Task brief
Transcribe the lines below verbatim, skipping the images.

::: Supplied information

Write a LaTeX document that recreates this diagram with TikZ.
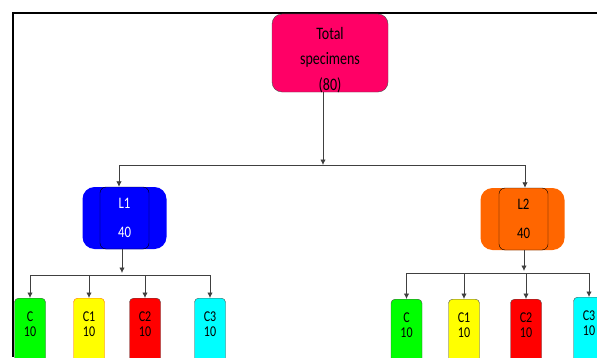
\documentclass[tikz,border=0pt]{standalone}
\usepackage{fontspec}
\setmainfont{Carlito}
\newfontfamily\diagfont{Carlito}[FakeStretch=0.8]
\usetikzlibrary{shapes,arrows.meta,positioning}

\definecolor{totalpink}{RGB}{255,0,102}
\definecolor{lvlblue}{RGB}{0,0,255}
\definecolor{lvlorange}{RGB}{255,102,0}
\definecolor{cgreen}{RGB}{0,255,0}
\definecolor{cyellow}{RGB}{255,255,0}
\definecolor{cred}{RGB}{255,0,0}
\definecolor{ccyan}{RGB}{0,255,255}

\tikzset{
  conn/.style={draw=black!75, line width=0.8pt},
  arr/.style={conn, -{Latex[length=5.5pt,width=5.5pt]}},
  totalbox/.style={draw=black!70, fill=totalpink, rounded corners=10pt,
    minimum width=116pt, minimum height=78pt, inner sep=0pt},
  totaltext/.style={align=center, yshift=-7pt,
    font=\diagfont\fontsize{17.5}{25.5}\selectfont},
  lvlback/.style={rounded corners=12pt, minimum width=84pt,
    minimum height=62pt, inner sep=0pt},
  lvlfront/.style={draw=black, rounded corners=6pt, minimum width=49pt,
    minimum height=62pt, inner sep=0pt, align=center,
    font=\diagfont\fontsize{16}{29.5}\selectfont},
  cbox/.style={draw=black!70, rounded corners=4pt, minimum width=31pt,
    minimum height=75pt, inner sep=0pt, anchor=north},
  ctext/.style={anchor=north, align=center, yshift=-10pt,
    font=\diagfont\fontsize{15}{15.5}\selectfont},
}

\begin{document}
\begin{tikzpicture}[x=1pt,y=1pt]
\useasboundingbox (0,0) rectangle (597,357);
\clip (0,0) rectangle (597,357);

%Frame
\draw[line width=1.4pt] (13,0) -- (13,344) -- (597,344);

%Total
\node[totalbox, label={[totaltext]center:{Total\\specimens\\(80)}}] (total) at (330,304) {};

%Levels
\node[lvlback, fill=lvlblue] (l1) at (124.5,139) {};
\node[lvlfront, fill=lvlblue, text=white] (l1f) at (124.5,139) {L1\\40};
\node[lvlback, fill=lvlorange] (l2) at (522.5,138) {};
\node[lvlfront, fill=lvlorange] (l2f) at (523.5,138) {L2\\40};

%Groups under L1
\node[cbox, fill=cgreen, label={[ctext]north:{C\\10}}] (c0) at (30,59) {};
\node[cbox, fill=cyellow, draw=orange!80!red, label={[ctext]north:{C1\\10}}] (c1) at (89,59) {};
\node[cbox, fill=cred, label={[ctext]north:{C2\\10}}] (c2) at (145,59) {};
\node[cbox, fill=ccyan, label={[ctext]north:{C3\\10}}] (c3) at (210,59) {};

%Groups under L2
\node[cbox, fill=cgreen, label={[ctext]north:{C\\10}}] (d0) at (406.5,58) {};
\node[cbox, fill=cyellow, label={[ctext]north:{C1\\10}}] (d1) at (464,58) {};
\node[cbox, fill=cred, label={[ctext]north:{C2\\10}}] (d2) at (526,58) {};
\node[cbox, fill=ccyan, label={[ctext]north:{C3\\10}}] (d3) at (589,60) {};

% Connectors
\coordinate (split) at (323,192);
\coordinate (l1in) at (119,192);
\coordinate (l2in) at (525,192);
\draw[arr] (total.south -| split) -- (split);
\draw[conn] (l1in) -- (l2in);
\draw[arr] (l1in) -- (l1in |- l1.north);
\draw[arr] (l2in) -- (l2in |- l2.north);

\coordinate (l1out) at (122,82);
\draw[arr] (l1.south -| l1out) -- ([yshift=2pt]l1out);
\draw[conn] (l1out -| c0) -- (l1out -| c3);
\foreach \cn in {c0,c1,c2,c3}
\draw[arr] (l1out -| \cn) -- (\cn.north);

\coordinate (l2out) at (524,84);
\draw[arr] (l2.south -| l2out) -- ([yshift=2pt]l2out);
\draw[conn] (l2out -| d0) -- (l2out -| d3);
\foreach \cn in {d0,d1,d2,d3}
\draw[arr] (l2out -| \cn) -- (\cn.north);

\end{tikzpicture}
\end{document}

::::::

Response
Write a LaTeX document that recreates this diagram with TikZ.
\documentclass[tikz,border=0pt]{standalone}
\usepackage{fontspec}
\setmainfont{Carlito}
\newfontfamily\diagfont{Carlito}[FakeStretch=0.8]
\usetikzlibrary{shapes,arrows.meta,positioning}

\definecolor{totalpink}{RGB}{255,0,102}
\definecolor{lvlblue}{RGB}{0,0,255}
\definecolor{lvlorange}{RGB}{255,102,0}
\definecolor{cgreen}{RGB}{0,255,0}
\definecolor{cyellow}{RGB}{255,255,0}
\definecolor{cred}{RGB}{255,0,0}
\definecolor{ccyan}{RGB}{0,255,255}

\tikzset{
  conn/.style={draw=black!75, line width=0.8pt},
  arr/.style={conn, -{Latex[length=5.5pt,width=5.5pt]}},
  totalbox/.style={draw=black!70, fill=totalpink, rounded corners=10pt,
    minimum width=116pt, minimum height=78pt, inner sep=0pt},
  totaltext/.style={align=center, yshift=-7pt,
    font=\diagfont\fontsize{17.5}{25.5}\selectfont},
  lvlback/.style={rounded corners=12pt, minimum width=84pt,
    minimum height=62pt, inner sep=0pt},
  lvlfront/.style={draw=black, rounded corners=6pt, minimum width=49pt,
    minimum height=62pt, inner sep=0pt, align=center,
    font=\diagfont\fontsize{16}{29.5}\selectfont},
  cbox/.style={draw=black!70, rounded corners=4pt, minimum width=31pt,
    minimum height=75pt, inner sep=0pt, anchor=north},
  ctext/.style={anchor=north, align=center, yshift=-10pt,
    font=\diagfont\fontsize{15}{15.5}\selectfont},
}

\begin{document}
\begin{tikzpicture}[x=1pt,y=1pt]
\useasboundingbox (0,0) rectangle (597,357);
\clip (0,0) rectangle (597,357);

%Frame
\draw[line width=1.4pt] (13,0) -- (13,344) -- (597,344);

%Total
\node[totalbox, label={[totaltext]center:{Total\\specimens\\(80)}}] (total) at (330,304) {};

%Levels
\node[lvlback, fill=lvlblue] (l1) at (124.5,139) {};
\node[lvlfront, fill=lvlblue, text=white] (l1f) at (124.5,139) {L1\\40};
\node[lvlback, fill=lvlorange] (l2) at (522.5,138) {};
\node[lvlfront, fill=lvlorange] (l2f) at (523.5,138) {L2\\40};

%Groups under L1
\node[cbox, fill=cgreen, label={[ctext]north:{C\\10}}] (c0) at (30,59) {};
\node[cbox, fill=cyellow, draw=orange!80!red, label={[ctext]north:{C1\\10}}] (c1) at (89,59) {};
\node[cbox, fill=cred, label={[ctext]north:{C2\\10}}] (c2) at (145,59) {};
\node[cbox, fill=ccyan, label={[ctext]north:{C3\\10}}] (c3) at (210,59) {};

%Groups under L2
\node[cbox, fill=cgreen, label={[ctext]north:{C\\10}}] (d0) at (406.5,58) {};
\node[cbox, fill=cyellow, label={[ctext]north:{C1\\10}}] (d1) at (464,58) {};
\node[cbox, fill=cred, label={[ctext]north:{C2\\10}}] (d2) at (526,58) {};
\node[cbox, fill=ccyan, label={[ctext]north:{C3\\10}}] (d3) at (589,60) {};

% Connectors
\coordinate (split) at (323,192);
\coordinate (l1in) at (119,192);
\coordinate (l2in) at (525,192);
\draw[arr] (total.south -| split) -- (split);
\draw[conn] (l1in) -- (l2in);
\draw[arr] (l1in) -- (l1in |- l1.north);
\draw[arr] (l2in) -- (l2in |- l2.north);

\coordinate (l1out) at (122,82);
\draw[arr] (l1.south -| l1out) -- ([yshift=2pt]l1out);
\draw[conn] (l1out -| c0) -- (l1out -| c3);
\foreach \cn in {c0,c1,c2,c3}
\draw[arr] (l1out -| \cn) -- (\cn.north);

\coordinate (l2out) at (524,84);
\draw[arr] (l2.south -| l2out) -- ([yshift=2pt]l2out);
\draw[conn] (l2out -| d0) -- (l2out -| d3);
\foreach \cn in {d0,d1,d2,d3}
\draw[arr] (l2out -| \cn) -- (\cn.north);

\end{tikzpicture}
\end{document}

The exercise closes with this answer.